Exercise
Leave out the pictures and reproduce all of the data exactly.

________________________________________

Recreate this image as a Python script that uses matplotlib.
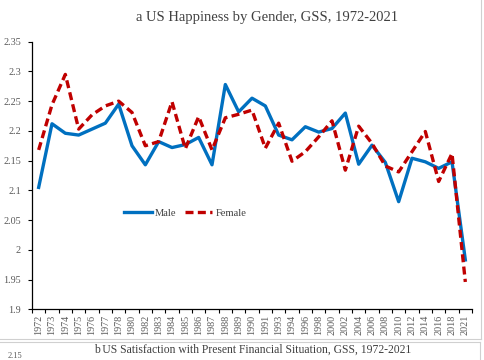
import matplotlib
matplotlib.use("Agg")
import matplotlib.pyplot as plt
from matplotlib.lines import Line2D
import numpy as np

years = ["1972", "1973", "1974", "1975", "1976", "1977", "1978", "1980", "1982", "1983",
         "1984", "1985", "1986", "1987", "1988", "1989", "1990", "1991", "1993", "1994",
         "1996", "1998", "2000", "2002", "2004", "2006", "2008", "2010", "2012", "2014",
         "2016", "2018", "2021"]
male = [2.105, 2.212, 2.196, 2.193, 2.203, 2.213, 2.245, 2.175, 2.143, 2.182,
        2.172, 2.177, 2.189, 2.143, 2.278, 2.232, 2.255, 2.242, 2.193, 2.185,
        2.207, 2.198, 2.204, 2.230, 2.144, 2.176, 2.147, 2.081, 2.154, 2.148,
        2.137, 2.148, 1.983]
female = [2.168, 2.244, 2.295, 2.203, 2.227, 2.242, 2.250, 2.231, 2.175, 2.182,
          2.249, 2.170, 2.224, 2.168, 2.222, 2.228, 2.235, 2.171, 2.213, 2.149,
          2.165, 2.190, 2.217, 2.134, 2.208, 2.179, 2.141, 2.131, 2.165, 2.199,
          2.115, 2.162, 1.946]
yticks = [1.9, 1.95, 2.0, 2.05, 2.1, 2.15, 2.2, 2.25, 2.3, 2.35]
ytick_labels = ["1.9", "1.95", "2", "2.05", "2.1", "2.15", "2.2", "2.25", "2.3", "2.35"]

SERIF = ["Liberation Serif", "DejaVu Serif"]
plt.rcParams["font.family"] = SERIF

W, H = 485, 360
fig = plt.figure(figsize=(W / 100, H / 100), dpi=100)
ax = fig.add_axes([32 / W, 1 - 309.3 / H, 440 / W, (309.3 - 41.7) / H])

x = np.arange(len(years))
ax.plot(x, male, color="#0070C0", lw=2.4, label="Male")
ax.plot(x, female, color="#C00000", lw=2.4, ls=(0, (2.4, 1.3)), label="Female")

ax.set_xlim(-0.5, len(years) - 0.5)
ax.set_ylim(1.9, 2.35)
ax.set_yticks(yticks)
ax.set_yticklabels(ytick_labels)
ax.set_xticks(x)
ax.set_xticklabels(years, rotation=90)
ax.set_xticks(np.arange(len(years) + 1) - 0.5, minor=True)
ax.tick_params(axis="x", which="major", length=0, pad=4, labelsize=7.3, labelcolor="#595959")
ax.tick_params(axis="x", which="minor", length=3, width=0.8, direction="out")
ax.tick_params(axis="y", length=3, width=0.8, direction="out", labelsize=7.3,
               labelcolor="#595959", pad=5)
for s in ["top", "right"]:
    ax.spines[s].set_visible(False)
for s in ["left", "bottom"]:
    ax.spines[s].set_linewidth(0.9)

ax.legend(loc="center", bbox_to_anchor=(0.348, 0.36), ncol=2, frameon=False,
          fontsize=7.6, handlelength=2.6, handletextpad=0.3, columnspacing=0.8,
          labelcolor="#404040")

fig.text(267 / W, 1 - 17 / H, "a US Happiness by Gender, GSS, 1972-2021",
         ha="center", va="center", fontsize=10.5, color="#404040")
fig.text(253 / W, 1 - 350 / H,
         "b\u2009US Satisfaction with Present Financial Situation, GSS, 1972-2021",
         ha="center", va="center", fontsize=8.4, color="#404040")
fig.text(8 / W, 1 - 356 / H, "2.15", ha="left", va="center", fontsize=6.0, color="#595959")

gray = "#d0d0d0"
fig.add_artist(Line2D([481 / W, 481 / W], [1 - 339 / H, 1], transform=fig.transFigure, color=gray, lw=0.8))
fig.add_artist(Line2D([0, 481 / W], [1 - 339 / H, 1 - 339 / H], transform=fig.transFigure, color=gray, lw=0.8))
fig.add_artist(Line2D([0, 480 / W], [1 - 341.5 / H, 1 - 341.5 / H], transform=fig.transFigure, color=gray, lw=0.8))
fig.add_artist(Line2D([480 / W, 480 / W], [0, 1 - 341.5 / H], transform=fig.transFigure, color=gray, lw=0.8))

fig.savefig("out.png", dpi=100)
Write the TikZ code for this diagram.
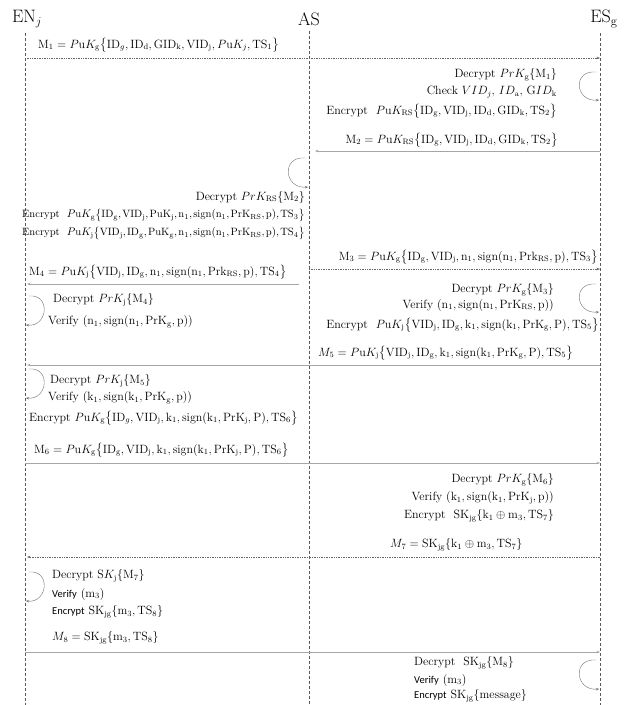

________________________________________

Result for this exercise
Recreate this image as a Python script that uses matplotlib.
import matplotlib
matplotlib.use("Agg")
import matplotlib.pyplot as plt
from matplotlib.lines import Line2D
import numpy as np

years = ["1972", "1973", "1974", "1975", "1976", "1977", "1978", "1980", "1982", "1983",
         "1984", "1985", "1986", "1987", "1988", "1989", "1990", "1991", "1993", "1994",
         "1996", "1998", "2000", "2002", "2004", "2006", "2008", "2010", "2012", "2014",
         "2016", "2018", "2021"]
male = [2.105, 2.212, 2.196, 2.193, 2.203, 2.213, 2.245, 2.175, 2.143, 2.182,
        2.172, 2.177, 2.189, 2.143, 2.278, 2.232, 2.255, 2.242, 2.193, 2.185,
        2.207, 2.198, 2.204, 2.230, 2.144, 2.176, 2.147, 2.081, 2.154, 2.148,
        2.137, 2.148, 1.983]
female = [2.168, 2.244, 2.295, 2.203, 2.227, 2.242, 2.250, 2.231, 2.175, 2.182,
          2.249, 2.170, 2.224, 2.168, 2.222, 2.228, 2.235, 2.171, 2.213, 2.149,
          2.165, 2.190, 2.217, 2.134, 2.208, 2.179, 2.141, 2.131, 2.165, 2.199,
          2.115, 2.162, 1.946]
yticks = [1.9, 1.95, 2.0, 2.05, 2.1, 2.15, 2.2, 2.25, 2.3, 2.35]
ytick_labels = ["1.9", "1.95", "2", "2.05", "2.1", "2.15", "2.2", "2.25", "2.3", "2.35"]

SERIF = ["Liberation Serif", "DejaVu Serif"]
plt.rcParams["font.family"] = SERIF

W, H = 485, 360
fig = plt.figure(figsize=(W / 100, H / 100), dpi=100)
ax = fig.add_axes([32 / W, 1 - 309.3 / H, 440 / W, (309.3 - 41.7) / H])

x = np.arange(len(years))
ax.plot(x, male, color="#0070C0", lw=2.4, label="Male")
ax.plot(x, female, color="#C00000", lw=2.4, ls=(0, (2.4, 1.3)), label="Female")

ax.set_xlim(-0.5, len(years) - 0.5)
ax.set_ylim(1.9, 2.35)
ax.set_yticks(yticks)
ax.set_yticklabels(ytick_labels)
ax.set_xticks(x)
ax.set_xticklabels(years, rotation=90)
ax.set_xticks(np.arange(len(years) + 1) - 0.5, minor=True)
ax.tick_params(axis="x", which="major", length=0, pad=4, labelsize=7.3, labelcolor="#595959")
ax.tick_params(axis="x", which="minor", length=3, width=0.8, direction="out")
ax.tick_params(axis="y", length=3, width=0.8, direction="out", labelsize=7.3,
               labelcolor="#595959", pad=5)
for s in ["top", "right"]:
    ax.spines[s].set_visible(False)
for s in ["left", "bottom"]:
    ax.spines[s].set_linewidth(0.9)

ax.legend(loc="center", bbox_to_anchor=(0.348, 0.36), ncol=2, frameon=False,
          fontsize=7.6, handlelength=2.6, handletextpad=0.3, columnspacing=0.8,
          labelcolor="#404040")

fig.text(267 / W, 1 - 17 / H, "a US Happiness by Gender, GSS, 1972-2021",
         ha="center", va="center", fontsize=10.5, color="#404040")
fig.text(253 / W, 1 - 350 / H,
         "b\u2009US Satisfaction with Present Financial Situation, GSS, 1972-2021",
         ha="center", va="center", fontsize=8.4, color="#404040")
fig.text(8 / W, 1 - 356 / H, "2.15", ha="left", va="center", fontsize=6.0, color="#595959")

gray = "#d0d0d0"
fig.add_artist(Line2D([481 / W, 481 / W], [1 - 339 / H, 1], transform=fig.transFigure, color=gray, lw=0.8))
fig.add_artist(Line2D([0, 481 / W], [1 - 339 / H, 1 - 339 / H], transform=fig.transFigure, color=gray, lw=0.8))
fig.add_artist(Line2D([0, 480 / W], [1 - 341.5 / H, 1 - 341.5 / H], transform=fig.transFigure, color=gray, lw=0.8))
fig.add_artist(Line2D([480 / W, 480 / W], [0, 1 - 341.5 / H], transform=fig.transFigure, color=gray, lw=0.8))

fig.savefig("out.png", dpi=100)
Write the TikZ code for this diagram.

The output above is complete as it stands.